FIFA’s ethics committee banned Sepp Blatter and Michel Platini for eight years from all soccer-related activities in verdicts announced Monday.

Ethics judges ruled that Blatter broke FIFA Code of Ethics rules on conflicts of interest, breach of loyalty and offering gifts.

Platini broke rules on conflict of interest and loyalty.

Platini’s bid to succeed Blatter as FIFA president in a Feb. 26 election is now likely ended.

Both denied wrongdoing in 2011 when Platini took $2 million of FIFA money approved by Blatter as uncontracted salary for work as a presidential adviser from 1999-2002.

Blatter was fined 50,000 Swiss francs ($50,250) and Platini was fined 80,000 Swiss francs ($80,400).
Blatter insisted only the FIFA congress could remove him as president, not the ethics committee

“Neither in his written statement nor in his personal hearing was Mr. Blatter able to demonstrate another legal basis for this payment,” the judges said. “By failing to place FIFA’s interests first and abstain from doing anything which could be contrary to FIFA’s interests, Mr. Blatter violated his fiduciary duty to FIFA.

“Mr. Platini failed to act with complete credibility and integrity, showing unawareness of the importance of his duties and concomitant obligations and responsibilities,” the judges said.
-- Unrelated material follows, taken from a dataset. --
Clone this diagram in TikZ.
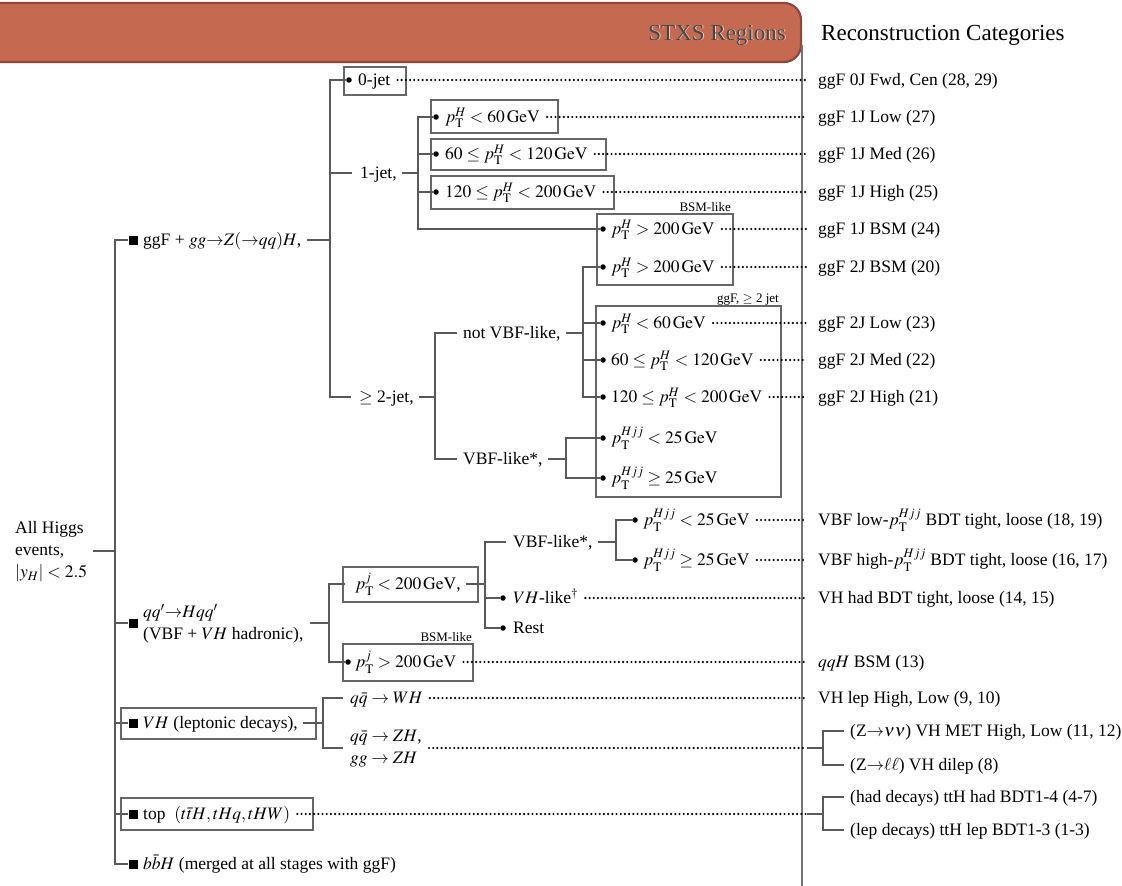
\documentclass[tikz,border=0pt]{standalone}
\usepackage{mathptmx}
\usepackage{fontspec}
\setmainfont{Liberation Serif}
\newcommand\mainsz{\fontsize{17.5}{22}\selectfont}
\newcommand\tagsz{\fontsize{13}{15}\selectfont}
\newcommand\hdrsz{\fontsize{23}{26}\selectfont}
\definecolor{hdrfill}{HTML}{C56A50}
\definecolor{hdredge}{HTML}{934636}
\begin{document}
\begin{tikzpicture}[x=1pt,y=-1pt,
  every node/.style={font=\mainsz, inner sep=0pt},
  lbl/.style={anchor=west, text height=11.5pt, text depth=0pt},
  smalltag/.style={font=\tagsz, anchor=base east},
  wire/.style={draw=black!65, line width=1.3pt},
  boxframe/.style={draw=black!60, line width=1.3pt},
  dotline/.style={draw=black, line width=2.4pt, line cap=round, dash pattern=on 0pt off 4.2pt},
  bul/.style={circle, fill=black, minimum size=5.5pt},
  sq/.style={rectangle, fill=black, minimum size=9pt},
  sepline/.style={draw=black!55, line width=1.8pt},
]
\useasboundingbox (0,0) rectangle (1122,886);

% ---- header ----
\draw[fill=hdrfill, draw=hdredge, line width=2.2pt, rounded corners=17pt] (-40,3) rectangle (801,62);
\node[anchor=base east, font=\hdrsz, text=white!70!hdrfill] (stxsshade) at (786.9,40.9) {STXS Regions};
\node[anchor=base east, font=\hdrsz, text=black!72] (stxs) at (786,40) {STXS Regions};
\node[anchor=base west, font=\hdrsz] (reco) at (821,40) {Reconstruction Categories};
\draw[sepline] (802,45) -- (802,886);

% ---- root and trunk ----
\node[anchor=west, align=left] (all) at (15,552) {All Higgs\\events,\\$|y_H| < 2.5$};
\coordinate (J0) at (115,551);
\draw[wire] ([xshift=6pt]all.east |- J0) -- (J0);

\node[sq] (sq1) at (133,240) {};
\node[sq] (sq2) at (133,623) {};
\node[sq] (sq3) at (133,723) {};
\node[sq] (sq4) at (133,814) {};
\node[sq] (sq5) at (133,864) {};
\foreach \s in {sq1,sq2,sq3,sq4,sq5} \draw[wire] (J0) |- (\s);

\node[lbl] (ggf) at (143,240) {ggF + $gg{\to}Z({\to}qq)H$,};
\node[anchor=west, align=left] (tqq) at (143,624) {$qq'{\to}Hqq'$\\(VBF + $VH$ hadronic),};
\node[lbl] (tvhl) at (143,723) {$VH$ (leptonic decays),};
\node[lbl] (ttop) at (143,814) {top\ \ $(t\bar{t}H, tHq, tHW)$};
\node[lbl] (tbb) at (143,864) {$b\bar{b}H$ (merged at all stages with ggF)};
\draw[boxframe] (121,708) rectangle (316,739);
\draw[boxframe] (121,798) rectangle (313,830);

% ---- ggF: jet multiplicity ----
\coordinate (J1) at (330,240);
\draw[wire] ([xshift=6pt]ggf.east) -- (J1);
\node[bul] (d0j) at (349,80) {};
\node[lbl] (t0j) at (358,80) {0-jet};
\draw[boxframe] (344,67) rectangle (406,95);
\node[lbl] (t1j) at (360,173) {1-jet,};
\node[lbl] (t2j) at (359,397) {$\geq$ 2-jet,};
\draw[wire] (J1) |- (d0j);
\draw[wire] (J1) |- ([xshift=-8pt]t1j.west);
\draw[wire] (J1) |- ([xshift=-8pt]t2j.west);

% 1-jet bins
\coordinate (J2) at (418,173);
\draw[wire] ([xshift=5pt]t1j.east) -- (J2);
\node[bul] (d1a) at (436,117) {};
\node[bul] (d1b) at (436,154) {};
\node[bul] (d1c) at (436,192) {};
\node[lbl] (t1a) at (445,117) {$p_{\mathrm{T}}^{H} < 60\,\mathrm{GeV}$};
\node[lbl] (t1b) at (445,154) {$60 \leq p_{\mathrm{T}}^{H} < 120\,\mathrm{GeV}$};
\node[lbl] (t1c) at (445,192) {$120 \leq p_{\mathrm{T}}^{H} < 200\,\mathrm{GeV}$};
\draw[boxframe] (431,100) rectangle (558,133);
\draw[boxframe] (431,139) rectangle (606,170);
\draw[boxframe] (431,176) rectangle (614,209);

% BSM-like group
\draw[boxframe] (597,214) rectangle (733,285);
\node[smalltag] (bsm1) at (731,211) {BSM-like};
\node[bul] (dB1) at (603,229) {};
\node[bul] (dB2) at (603,267) {};
\node[lbl] (tB1) at (611,229) {$p_{\mathrm{T}}^{H} > 200\,\mathrm{GeV}$};
\node[lbl] (tB2) at (611,267) {$p_{\mathrm{T}}^{H} > 200\,\mathrm{GeV}$};
\foreach \d in {d1a,d1b,d1c,dB1} \draw[wire] (J2) |- (\d);

% >= 2-jet
\coordinate (J3) at (435,397);
\draw[wire] ([xshift=5pt]t2j.east) -- (J3);
\node[lbl] (tnv) at (463,333) {not VBF-like,};
\node[lbl] (tvbf) at (463,459) {VBF-like*,};
\draw[wire] (J3) |- ([xshift=-6pt]tnv.west);
\draw[wire] (J3) |- ([xshift=-6pt]tvbf.west);

\draw[boxframe] (596,306) rectangle (781,497);
\node[smalltag] (gg2) at (779,302) {ggF, $\geq$ 2 jet};
\node[bul] (d2a) at (603,323) {};
\node[bul] (d2b) at (603,360) {};
\node[bul] (d2c) at (603,397) {};
\node[bul] (d2d) at (603,438) {};
\node[bul] (d2e) at (603,478) {};
\node[lbl] (t2a) at (611,323) {$p_{\mathrm{T}}^{H} < 60\,\mathrm{GeV}$};
\node[lbl] (t2b) at (611,360) {$60 \leq p_{\mathrm{T}}^{H} < 120\,\mathrm{GeV}$};
\node[lbl] (t2c) at (611,397) {$120 \leq p_{\mathrm{T}}^{H} < 200\,\mathrm{GeV}$};
\node[lbl] (t2d) at (611,438) {$p_{\mathrm{T}}^{Hjj} < 25\,\mathrm{GeV}$};
\node[lbl] (t2e) at (611,478) {$p_{\mathrm{T}}^{Hjj} \geq 25\,\mathrm{GeV}$};

\coordinate (J4) at (583,333);
\draw[wire] ([xshift=5pt]tnv.east) -- (J4);
\foreach \d in {dB2,d2a,d2b,d2c} \draw[wire] (J4) |- (\d);
\coordinate (J5) at (566,459);
\draw[wire] ([xshift=5pt]tvbf.east) -- (J5);
\foreach \d in {d2d,d2e} \draw[wire] (J5) |- (\d);

% ---- VBF + VH hadronic ----
\coordinate (J6) at (329,623);
\draw[wire] ([xshift=6pt]tqq.east |- J6) -- (J6);
\draw[boxframe] (343,567) rectangle (478,602);
\node[lbl] (tpj1) at (355,584) {$p_{\mathrm{T}}^{j} < 200\,\mathrm{GeV}$,};
\draw[boxframe] (343,644) rectangle (473,681);
\node[smalltag] (bsm2) at (472,641) {BSM-like};
\node[bul] (dpj2) at (348,662) {};
\node[lbl] (tpj2) at (355,662) {$p_{\mathrm{T}}^{j} > 200\,\mathrm{GeV}$};
\draw[wire] (J6) |- ([xshift=-10pt]tpj1.west);
\draw[wire] (J6) |- (dpj2);

\coordinate (J7) at (485,584);
\draw[wire] ([xshift=5pt]tpj1.east) -- (J7);
\node[lbl] (tvbf2) at (513,542) {VBF-like*,};
\node[bul] (dvh) at (503,598) {};
\node[lbl] (tvh) at (513,598) {$VH$-like$^{\dagger}$};
\node[bul] (drest) at (503,628) {};
\node[lbl] (trest) at (513,628) {Rest};
\draw[wire] (J7) |- ([xshift=-7pt]tvbf2.west);
\draw[wire] (J7) |- (dvh);
\draw[wire] (J7) |- (drest);

\coordinate (J8) at (616,542);
\draw[wire] ([xshift=5pt]tvbf2.east) -- (J8);
\node[bul] (dq1) at (635,520) {};
\node[bul] (dq2) at (635,560) {};
\node[lbl] (tq1) at (643,520) {$p_{\mathrm{T}}^{Hjj} < 25\,\mathrm{GeV}$};
\node[lbl] (tq2) at (643,560) {$p_{\mathrm{T}}^{Hjj} \geq 25\,\mathrm{GeV}$};
\draw[wire] (J8) |- (dq1);
\draw[wire] (J8) |- (dq2);

% ---- VH leptonic ----
\coordinate (J9) at (323,723);
\draw[wire] ([xshift=5pt]tvhl.east) -- (J9);
\node[lbl] (twh) at (350,698) {$q\bar{q} \to WH$};
\node[anchor=west, align=left] (tzh) at (350,749) {$q\bar{q} \to ZH$,\\$gg \to ZH$};
\draw[wire] (J9) |- ([xshift=-7pt]twh.west);
\draw[wire] (J9) |- ([xshift=-7pt]tzh.west |- 0,748);

% ---- reconstruction categories ----
\node[lbl] (r0)  at (818,80)  {ggF 0J Fwd, Cen (28, 29)};
\node[lbl] (r1a) at (818,117) {ggF 1J Low (27)};
\node[lbl] (r1b) at (818,154) {ggF 1J Med (26)};
\node[lbl] (r1c) at (818,192) {ggF 1J High (25)};
\node[lbl] (rB1) at (818,229) {ggF 1J BSM (24)};
\node[lbl] (rB2) at (818,267) {ggF 2J BSM (20)};
\node[lbl] (r2a) at (818,323) {ggF 2J Low (23)};
\node[lbl] (r2b) at (818,360) {ggF 2J Med (22)};
\node[lbl] (r2c) at (818,397) {ggF 2J High (21)};
\node[lbl] (rq1) at (818,520) {VBF low-$p_{\mathrm{T}}^{Hjj}$ BDT tight, loose (18, 19)};
\node[lbl] (rq2) at (818,560) {VBF high-$p_{\mathrm{T}}^{Hjj}$ BDT tight, loose (16, 17)};
\node[lbl] (rvh) at (818,598) {VH had BDT tight, loose (14, 15)};
\node[lbl] (rqqh) at (818,662) {$qqH$ BSM (13)};
\node[lbl] (rwh) at (818,698) {VH lep High, Low (9, 10)};
\node[lbl] (rnn) at (850,731) {(Z${\to}\nu\nu$) VH MET High, Low (11, 12)};
\node[lbl] (rll) at (850,765) {(Z${\to}\ell\ell$) VH dilep (8)};
\node[lbl] (rhad) at (850,797) {(had decays) ttH had BDT1-4 (4-7)};
\node[lbl] (rlep) at (850,830) {(lep decays) ttH lep BDT1-3 (1-3)};

\foreach \a/\b in {t0j/r0, t1a/r1a, t1b/r1b, t1c/r1c, tB1/rB1, tB2/rB2,
                   t2a/r2a, t2b/r2b, t2c/r2c, tq1/rq1, tq2/rq2, tvh/rvh,
                   tpj2/rqqh, twh/rwh}
  \draw[dotline] ([xshift=7pt]\a.east) -- ([xshift=-12pt]\b.west);

% split categories on the right
\coordinate (K1) at (807,748);
\coordinate (J10) at (823,748);
\draw[dotline] ([xshift=7pt]tzh.east |- K1) -- (K1);
\draw[wire] (K1) -- (J10);
\draw[wire] (J10) |- ([xshift=-6pt]rnn.west);
\draw[wire] (J10) |- ([xshift=-6pt]rll.west);

\coordinate (K2) at (807,814);
\coordinate (J11) at (823,814);
\draw[dotline] ([xshift=7pt]ttop.east) -- (K2);
\draw[wire] (K2) -- (J11);
\draw[wire] (J11) |- ([xshift=-6pt]rhad.west);
\draw[wire] (J11) |- ([xshift=-6pt]rlep.west);
\end{tikzpicture}
\end{document}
Blatter and Platini previously said they would challenge any sanctions, at the FIFA appeals committee then the Court of Arbitration for Sport.

FIFA is reeling from the worst corruption scandal in its more than 100-year history, with 41 people including national soccer bosses as well as entities charged by U.S. prosecutors.

Blatter is also under criminal investigation in Switzerland.

Separately, a spokesman for the Swiss Justice Ministry said last week it had frozen millions of Swiss francs related to FIFA in response to a request from U.S. investigators.

Meanwhile five current and former members of FIFA’s ruling executive committee were among 16 additional men indicted on corruption charges last  Thursday as part of U.S. prosecutors’ widening investigation into soccer corruption.

The indictment takes down an entire generation of soccer leaders in South America, a bedrock of FIFA and World Cup history.